● **AIM**
Read the records below. Copy each line where the string "this" occurs.

● **PROVIDED DATA**
┌──
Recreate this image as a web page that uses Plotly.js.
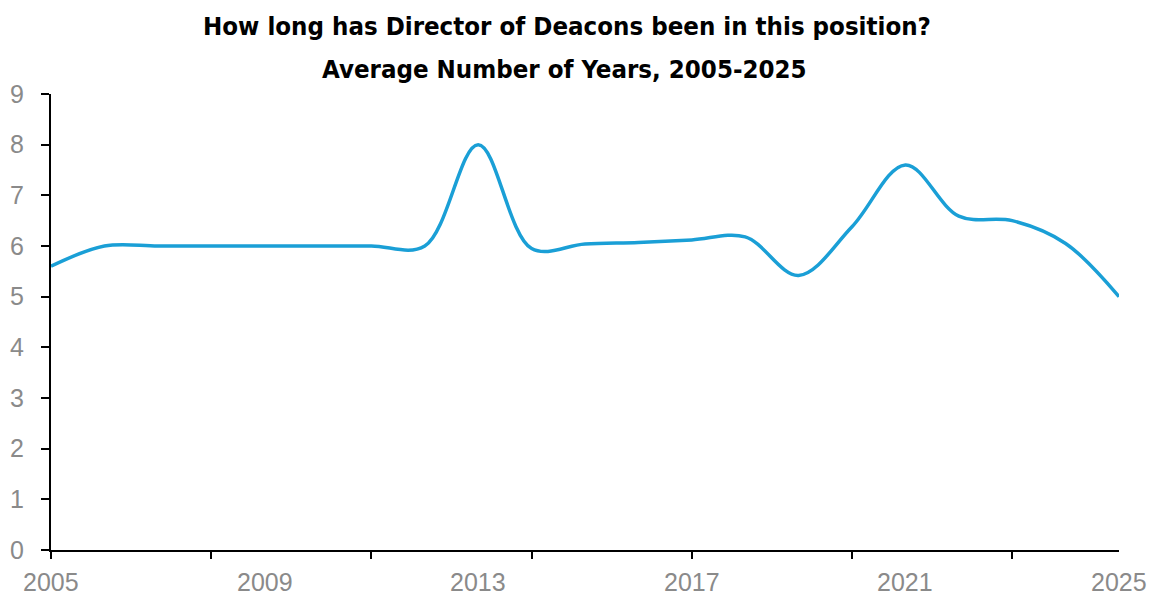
<!DOCTYPE html>
<html>
<head>
<meta charset="utf-8">
<script src="https://cdn.plot.ly/plotly-3.0.1.min.js"></script>
<style>
html,body{margin:0;padding:0;background:#fff;}
#chart{width:1157px;height:597px;}
</style>
</head>
<body>
<div id="chart"></div>
<script>
// Data
var years = [2005, 2006, 2007, 2008, 2009, 2010, 2011, 2012, 2013, 2014, 2015,
             2016, 2017, 2018, 2019, 2020, 2021, 2022, 2023, 2024, 2025];
var avgYears = [5.6, 6.0, 6.0, 6.0, 6.0, 6.0, 6.0, 6.0, 8.0, 5.95, 6.04,
                6.07, 6.12, 6.18, 5.42, 6.38, 7.6, 6.59, 6.5, 6.05, 5.0];
var labelYears = [2005, 2009, 2013, 2017, 2021, 2025];
var tickMarkYears = [2005, 2008, 2011, 2014, 2017, 2020, 2023];
var yTicks = [0, 1, 2, 3, 4, 5, 6, 7, 8, 9];
var titleLine1 = "How long has Director of Deacons been in this position?";
var titleLine2 = "Average Number of Years, 2005-2025";

var titleFont = {family: "'Liberation Sans Narrow', 'DejaVu Sans Condensed', 'Arial Narrow', sans-serif", size: 25.6, color: '#000000', weight: 'bold'};
var tickGray = '#8a8a8a';
var tickFamily = "'Liberation Sans', Arial, sans-serif";

var trace = {
  x: years,
  y: avgYears,
  type: 'scatter',
  mode: 'lines',
  line: {color: '#1a9fd6', width: 3.5, shape: 'spline', smoothing: 1},
  hoverinfo: 'x+y'
};

var annotations = [{
  text: '<b>' + titleLine2 + '</b>',
  font: titleFont,
  xref: 'paper', yref: 'paper',
  x: (564 - 51) / 1068,
  y: (550 - 69) / 456,
  xanchor: 'center', yanchor: 'middle',
  showarrow: false
}];
labelYears.forEach(function (yr) {
  annotations.push({
    text: String(yr),
    font: {family: tickFamily, size: 25, color: tickGray},
    xref: 'x', yref: 'paper',
    x: yr, y: 0,
    xanchor: 'center', yanchor: 'middle',
    yshift: -32,
    borderpad: 0,
    showarrow: false
  });
});

var layout = {
  width: 1157,
  height: 597,
  paper_bgcolor: '#ffffff',
  plot_bgcolor: '#ffffff',
  margin: {l: 51, r: 38, t: 94, b: 47},
  showlegend: false,
  title: {
    text: '<b>' + titleLine1 + '</b>',
    font: titleFont,
    x: 567 / 1157,
    xref: 'container',
    xanchor: 'center',
    y: 1 - 26 / 597,
    yref: 'container',
    yanchor: 'middle'
  },
  annotations: annotations,
  xaxis: {
    range: [2005, 2025],
    tickmode: 'array',
    tickvals: tickMarkYears,
    ticks: 'outside',
    ticklen: 7,
    tickwidth: 2,
    tickcolor: '#000000',
    showticklabels: false,
    showline: true,
    linecolor: '#000000',
    linewidth: 2,
    showgrid: false,
    zeroline: false,
    fixedrange: true
  },
  yaxis: {
    range: [0, 9],
    tickmode: 'array',
    tickvals: yTicks,
    ticktext: yTicks.map(String),
    ticks: 'outside',
    ticklen: 8,
    tickwidth: 2,
    tickcolor: '#000000',
    ticklabelstandoff: 12,
    tickfont: {family: tickFamily, size: 25, color: tickGray},
    showline: true,
    linecolor: '#000000',
    linewidth: 2,
    showgrid: false,
    zeroline: false,
    fixedrange: true
  }
};

Plotly.newPlot('chart', [trace], layout, {displayModeBar: false, staticPlot: true});
</script>
</body>
</html>
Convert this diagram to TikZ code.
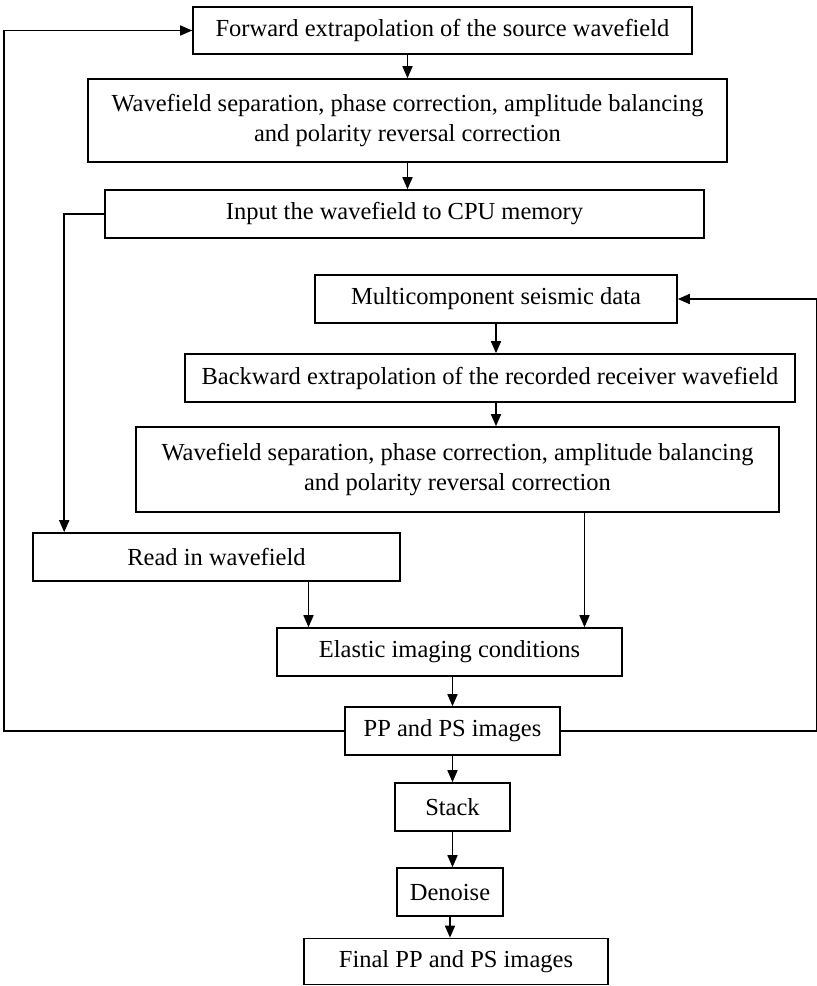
└──
● **RESULT OF THE TASK**
Recreate this image as a web page that uses Plotly.js.
var titleLine1 = "How long has Director of Deacons been in this position?";
Convert this diagram to TikZ code.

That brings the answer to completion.